When he died in 1777, his last words to his tormentors were: "Tell them
that they will live to see the hour when they shall acknowledge it [the
signing] to have been the most glorious service that I have ever
rendered to my country."
· William Ellery, Rhode Island delegate, saw his property and home burned to the ground.
· Thomas Lynch, Jr., South Carolina delegate, had his health broken
from privation and exposures while serving as a company commander in the
military. His doctors ordered him to seek a cure in the West Indies and
on the voyage, he and his young bride were drowned at sea.
·
Edward Rutledge, Arthur Middleton, and Thomas Heyward, Jr., the other
three South Carolina signers, were taken by the British in the siege of
Charleston. They were carried as prisoners of war to St. Augustine,
Florida, where they were singled out for indignities. They were
exchanged at the end of the war, the British in the meantime having
completely devastated their large landholdings and estates.
·
Thomas Nelson, signer of Virginia, was at the front in command of the
Virginia military forces. With British General Charles Cornwallis in
Yorktown, fire from 70 heavy American guns began to destroy Yorktown
piece by piece. Lord Cornwallis and his staff moved their headquarters
into Nelson's palatial home.
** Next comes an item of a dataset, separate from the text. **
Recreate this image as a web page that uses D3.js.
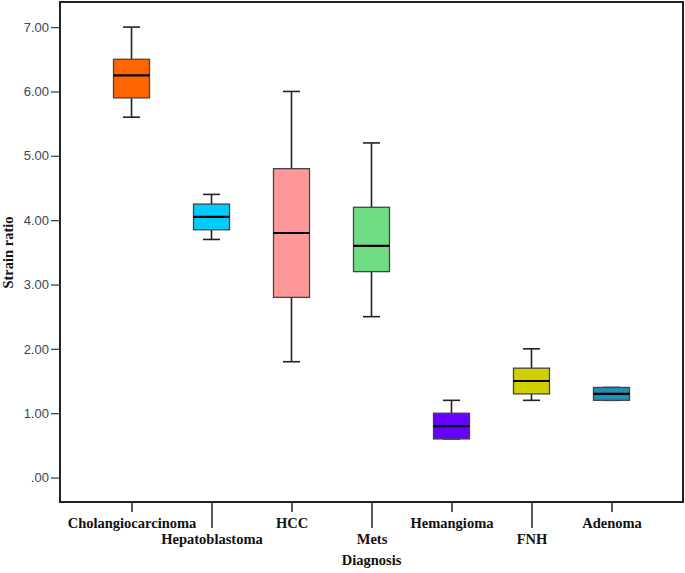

While American cannonballs were making a
shambles of the town, the house of Governor Nelson remained untouched.
Nelson turned in rage to the American gunners and asked, "Why do you
spare my home?" They replied, "Sir, out of respect to you." Nelson
cried, "Give me the cannon!" and fired on his magnificent home himself,
smashing it to bits. But Nelson's sacrifice was not quite over. He had
raised $2 million for the Revolutionary cause by pledging his own
estates. When the loans came due, a newer peacetime Congress refused to
honor them, and Nelson's property was forfeited. He was never
reimbursed. He died, impoverished, a few years later at the age of 50.
Lives, Fortunes, Honor
Of those 56 who signed the Declaration of Independence, nine died of
wounds or hardships during the war. Five were captured and imprisoned,
in each case with brutal treatment. Several lost wives, sons or entire
families. One lost his 13 children. Two wives were brutally treated. All
were at one time or another the victims of manhunts and driven from
their homes. Twelve signers had their homes completely burned. Seventeen
lost everything they owned. Yet not one defected or went back on his
pledged word. Their honor, and the nation they sacrificed so much to
create is still intact.
And, finally, there is the New Jersey signer, Abraham Clark.
He gave two sons to the officer corps in the Revolutionary Army. They
were captured and sent to that infamous British prison hulk afloat in
New York Harbor known as the hell ship Jersey, where 11,000 American
captives were to die. The younger Clarks were treated with a special
brutality because of their father. One was put in solitary and given no
food. With the end almost in sight, with the war almost won, no one
could have blamed Abraham Clark for acceding to the British request when
they offered him his sons' lives if he would recant and come out for
the King and Parliament. The utter despair in this man's heart, the
anguish in his very soul, must reach out to each one of us down through
200 years with his answer: "No."
The 56 signers of the
Declaration Of Independence proved by their every deed that they made no
idle boast when they composed the most magnificent curtain line in
history. "And for the support of this Declaration with a firm reliance
on the protection of divine providence, we mutually pledge to each other
our lives, our fortunes, and our sacred honor."